---------- STORED DATA ----------
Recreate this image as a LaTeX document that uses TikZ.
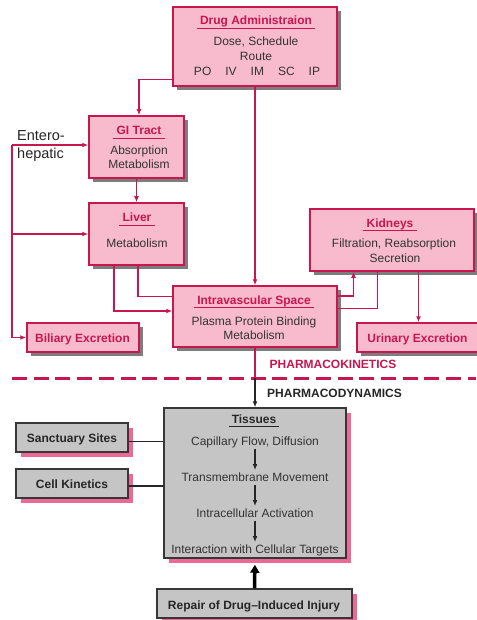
\documentclass[tikz,border=0pt]{standalone}
\usepackage{fontspec}
\setmainfont{Liberation Sans}
\usetikzlibrary{shadows,arrows.meta}
\definecolor{pkfill}{RGB}{247,187,205}
\definecolor{pkline}{RGB}{200,22,78}
\definecolor{gyfill}{RGB}{197,197,197}
\definecolor{gyline}{RGB}{55,55,55}
\definecolor{shgray}{RGB}{125,125,125}
\definecolor{shpink}{RGB}{236,105,150}
\begin{document}
\begin{tikzpicture}[x=1pt,y=-1pt,
  every node/.style={font=\fontsize{12}{14}\selectfont, inner sep=0pt},
  pbox/.style={draw=pkline, fill=pkfill, line width=1.5pt,
    drop shadow={shadow xshift=4pt, shadow yshift=-4pt, fill=shgray, opacity=1}},
  gbox/.style={draw=gyline, fill=gyfill, line width=1.5pt,
    drop shadow={shadow xshift=5pt, shadow yshift=-5pt, fill=shpink, opacity=1}},
  ptitle/.style={font=\fontsize{12}{14}\selectfont\bfseries, text=pkline, anchor=base, inner xsep=3pt},
  gtitle/.style={font=\fontsize{12}{14}\selectfont\bfseries, text=black!85, anchor=base, inner xsep=3pt},
  body/.style={anchor=base, text=black!80},
  pk/.style={draw=pkline, line width=1.3pt},
  pka/.style={pk, -{Latex[length=6pt,width=5pt]}},
  bk/.style={draw=black!85, line width=1.3pt},
  bka/.style={bk, -{Latex[length=6pt,width=5pt]}},
  ulp/.style={draw=pkline, line width=1.1pt},
  ulg/.style={draw=black!85, line width=1.1pt}
]
\useasboundingbox[fill=white] (0,0) rectangle (476,620);

% ---------- boxes ----------
\node[pbox, minimum width=164pt, minimum height=79pt] (drug) at (255,46.5) {};
\node[pbox, minimum width=95pt, minimum height=62pt] (gi) at (136.5,147) {};
\node[pbox, minimum width=95pt, minimum height=62pt] (liver) at (136.5,234) {};
\node[pbox, minimum width=164pt, minimum height=62pt] (kid) at (392,240) {};
\node[pbox, minimum width=164pt, minimum height=61pt] (intra) at (255,316.5) {};
\node[pbox, minimum width=112pt, minimum height=29pt] (bil) at (83,337.5) {};
\node[pbox, minimum width=121pt, minimum height=29pt] (uri) at (417.5,337.5) {};
\node[gbox, minimum width=182pt, minimum height=150pt] (tis) at (255,483) {};
\node[gbox, minimum width=112pt, minimum height=29pt] (sanct) at (72,437.5) {};
\node[gbox, minimum width=112pt, minimum height=29pt] (cell) at (72,483.5) {};
\node[gbox, minimum width=195pt, minimum height=29pt] (rep) at (254.5,603.5) {};

% ---------- texts ----------
\node[ptitle] (drugT) at (256,24.3) {Drug Administraion};
\draw[ulp] ([yshift=-3.8pt]drugT.base west) -- ([yshift=-3.8pt]drugT.base east);
\node[body] (drug1) at (256,46) {Dose, Schedule};
\node[body] (drug2) at (256,61) {Route};
\node[body] (drug3) at (257,76) {PO\hspace{14pt}IV\hspace{14pt}IM\hspace{14pt}SC\hspace{14pt}IP};

\node[ptitle] (giT) at (139,135) {GI Tract};
\draw[ulp] ([yshift=-3.8pt]giT.base west) -- ([yshift=-3.8pt]giT.base east);
\node[body] (gi1) at (139,155) {Absorption};
\node[body] (gi2) at (139,169) {Metabolism};

\node[ptitle] (livT) at (137,222) {Liver};
\draw[ulp] ([yshift=-3.8pt]livT.base west) -- ([yshift=-3.8pt]livT.base east);
\node[body] (liv1) at (137,247) {Metabolism};

\node[ptitle] (kidT) at (390,227) {Kidneys};
\draw[ulp] ([yshift=-3.8pt]kidT.base west) -- ([yshift=-3.8pt]kidT.base east);
\node[body] (kid1) at (394,247) {Filtration, Reabsorption};
\node[body] (kid2) at (395,262) {Secretion};

\node[ptitle] (intT) at (254,304) {Intravascular Space};
\draw[ulp] ([yshift=-3.8pt]intT.base west) -- ([yshift=-3.8pt]intT.base east);
\node[body] (int1) at (254,325) {Plasma Protein Binding};
\node[body] (int2) at (254,339) {Metabolism};

\node[ptitle, inner xsep=0pt] (bilT) at (82.5,342) {Biliary Excretion};
\node[ptitle, inner xsep=0pt] (uriT) at (417.5,342) {Urinary Excretion};

\node[anchor=base west, font=\fontsize{14.5}{18}\selectfont, text=black!85] (ent1) at (17,141) {Entero-};
\node[anchor=base west, font=\fontsize{14.5}{18}\selectfont, text=black!85] (ent2) at (17,159) {hepatic};

\node[ptitle, inner xsep=0pt] (pkin) at (333,368) {PHARMACOKINETICS};
\node[gtitle, inner xsep=0pt] (pdyn) at (334.5,397) {PHARMACODYNAMICS};

\node[gtitle] (tisT) at (254,423) {Tissues};
\draw[ulg] ([yshift=-3.8pt]tisT.base west) -- ([yshift=-3.8pt]tisT.base east);
\node[body] (t1) at (255,445) {Capillary Flow, Diffusion};
\node[body] (t2) at (255,481) {Transmembrane Movement};
\node[body] (t3) at (255,517) {Intracellular Activation};
\node[body] (t4) at (255,553) {Interaction with Cellular Targets};

\node[gtitle, inner xsep=0pt] (sanT) at (72,442) {Sanctuary Sites};
\node[gtitle, inner xsep=0pt] (celT) at (72,488) {Cell Kinetics};
\node[gtitle, inner xsep=0pt] (repT) at (254,609) {Repair of Drug--Induced Injury};

% ---------- dashed separator ----------
\coordinate (dL) at (12,378);
\coordinate (dR) at (476,378);
\draw[draw=pkline, line width=3pt, dash pattern=on 15pt off 6.7pt] (dL) -- (dR);

% ---------- connectors ----------
\draw[pka] ([yshift=7pt]drug.south west) -| ([xshift=2.5pt]gi.north);
\draw[pka] (drug.south) -- (intra.north);
\draw[pka] (gi.south) -- (liver.north);

\coordinate (ehT) at (12,145);
\coordinate (ehB) at (12,337.5);
\draw[pk] (ehT) -- (ehB);
\draw[pka] (ehT) -- (gi.west |- ehT);
\draw[pka] (ehT |- liver.west) -- (liver.west);
\draw[pka] (ehB) -- (bil.west);

\draw[pka] ([xshift=-22.5pt]liver.south) |- ([yshift=5.5pt]intra.west);
\draw[pk] ([xshift=1.5pt]liver.south) |- ([yshift=20pt]intra.west);

\draw[pka] ([yshift=20.5pt]intra.east) -| ([xshift=-38.5pt]kid.south);
\draw[pk] ([xshift=-14.5pt]kid.south) |- ([yshift=8pt]intra.east);
\coordinate (kurA) at ([xshift=26.5pt]kid.south);
\draw[pka] (kurA) -- (kurA |- uri.north);

\coordinate (cross) at (intra.south |- dL);
\draw[pk] (intra.south) -- (cross);
\draw[bka] (cross) -- (tis.north);

\draw[bka] ([yshift=-4pt]t1.base) -- ([yshift=11pt]t2.base);
\draw[bka] ([yshift=-4pt]t2.base) -- ([yshift=11pt]t3.base);
\draw[bka] ([yshift=-4pt]t3.base) -- ([yshift=11pt]t4.base);

\coordinate (sanA) at ([yshift=-4pt]sanct.east);
\coordinate (celA) at ([yshift=-2.5pt]cell.east);
\draw[bk] (sanA) -- (sanA -| tis.west);
\draw[bk] (celA) -- (celA -| tis.west);

\draw[draw=black, line width=3.5pt, -{Triangle[length=8pt,width=9pt]}, shorten >=6pt] (rep.north) -- (tis.south);
\end{tikzpicture}
\end{document}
----------
• DIRECTIONS:
Write out the lines from the start of the material to the line with "(0,0) rectangle (476,620);", inclusive and exactly. Skip the pictures.

• FINISHED ANSWER:
Recreate this image as a LaTeX document that uses TikZ.
\documentclass[tikz,border=0pt]{standalone}
\usepackage{fontspec}
\setmainfont{Liberation Sans}
\usetikzlibrary{shadows,arrows.meta}
\definecolor{pkfill}{RGB}{247,187,205}
\definecolor{pkline}{RGB}{200,22,78}
\definecolor{gyfill}{RGB}{197,197,197}
\definecolor{gyline}{RGB}{55,55,55}
\definecolor{shgray}{RGB}{125,125,125}
\definecolor{shpink}{RGB}{236,105,150}
\begin{document}
\begin{tikzpicture}[x=1pt,y=-1pt,
  every node/.style={font=\fontsize{12}{14}\selectfont, inner sep=0pt},
  pbox/.style={draw=pkline, fill=pkfill, line width=1.5pt,
    drop shadow={shadow xshift=4pt, shadow yshift=-4pt, fill=shgray, opacity=1}},
  gbox/.style={draw=gyline, fill=gyfill, line width=1.5pt,
    drop shadow={shadow xshift=5pt, shadow yshift=-5pt, fill=shpink, opacity=1}},
  ptitle/.style={font=\fontsize{12}{14}\selectfont\bfseries, text=pkline, anchor=base, inner xsep=3pt},
  gtitle/.style={font=\fontsize{12}{14}\selectfont\bfseries, text=black!85, anchor=base, inner xsep=3pt},
  body/.style={anchor=base, text=black!80},
  pk/.style={draw=pkline, line width=1.3pt},
  pka/.style={pk, -{Latex[length=6pt,width=5pt]}},
  bk/.style={draw=black!85, line width=1.3pt},
  bka/.style={bk, -{Latex[length=6pt,width=5pt]}},
  ulp/.style={draw=pkline, line width=1.1pt},
  ulg/.style={draw=black!85, line width=1.1pt}
]
\useasboundingbox[fill=white] (0,0) rectangle (476,620);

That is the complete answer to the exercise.